I have no shortage of fellow music nerds sending me recommendations. But perhaps no one has the shooting average of my friend Richard. Richard and I met in a vinyl group on Facebook when I was trying to sell a Sigur Rós box set. He didn’t buy it, but he recommended me the band EF. Since then, we’ve exchanged recommendations back and forth, and he has hit far more than he has missed.
The most recent hit—and what a hit it was—was the most recent album from Danish/Norwegian shoegaze outfit Meltway, Nothing is Real, as dreamy and noisy as any record this side of the early nineties has gotten.

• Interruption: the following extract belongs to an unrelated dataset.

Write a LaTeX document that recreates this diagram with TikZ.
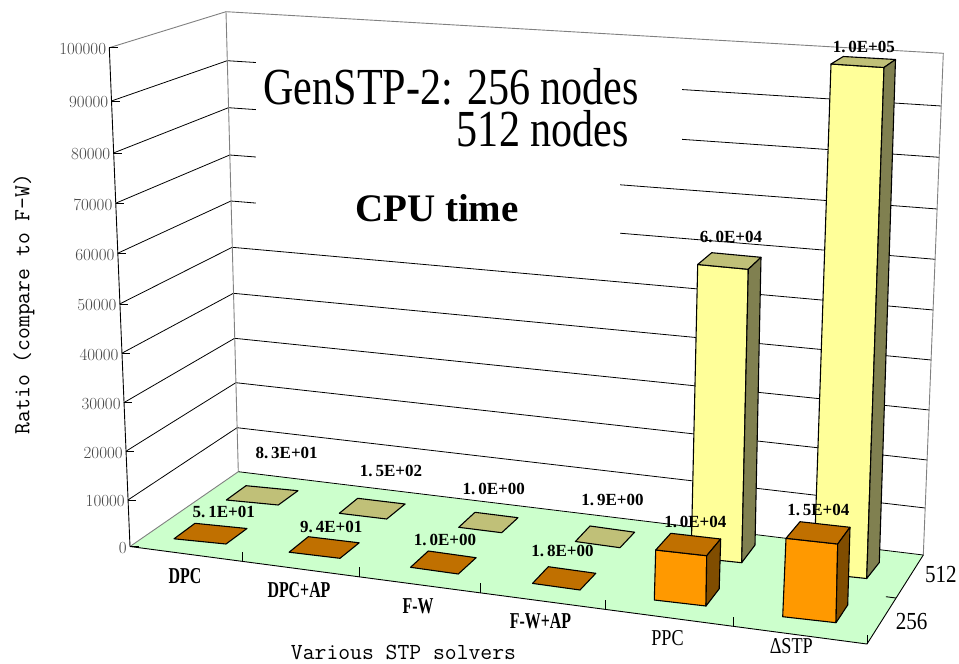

It’s true that today, Slowdive-worship could basically be its own genre. Legions of folks have discovered the shoegaze demigods through Instagram and TikTok, leading a revival of those tones akin to the garage rock revival of the early 2000s. And just like that era saw a flood of homogeneous bands that couldn’t escape The Strokes’ shadow, the modern shoegaze scene is similarly hazy—and not just because of the aesthetic.
But from the opening strains of Nothing is Real, Meltway offers a formidable take on the formula. Glassy washes of effects-drenched guitars mingle with blooming synth pads to create expansive, glistening soundscapes. Vocals just barely break the surface as the bass and drums bring some energy borrowed from post-punk and new wave.
If that sounds like every shoegaze record I’ve ever reviewed, allow me the disclaimer that this sort of music is very difficult to quantify. Even as effervescent as shoegaze already is, there’s an It™ Factor that is either there or isn’t. Meltway has it in spades, even I can’t elegantly explain why.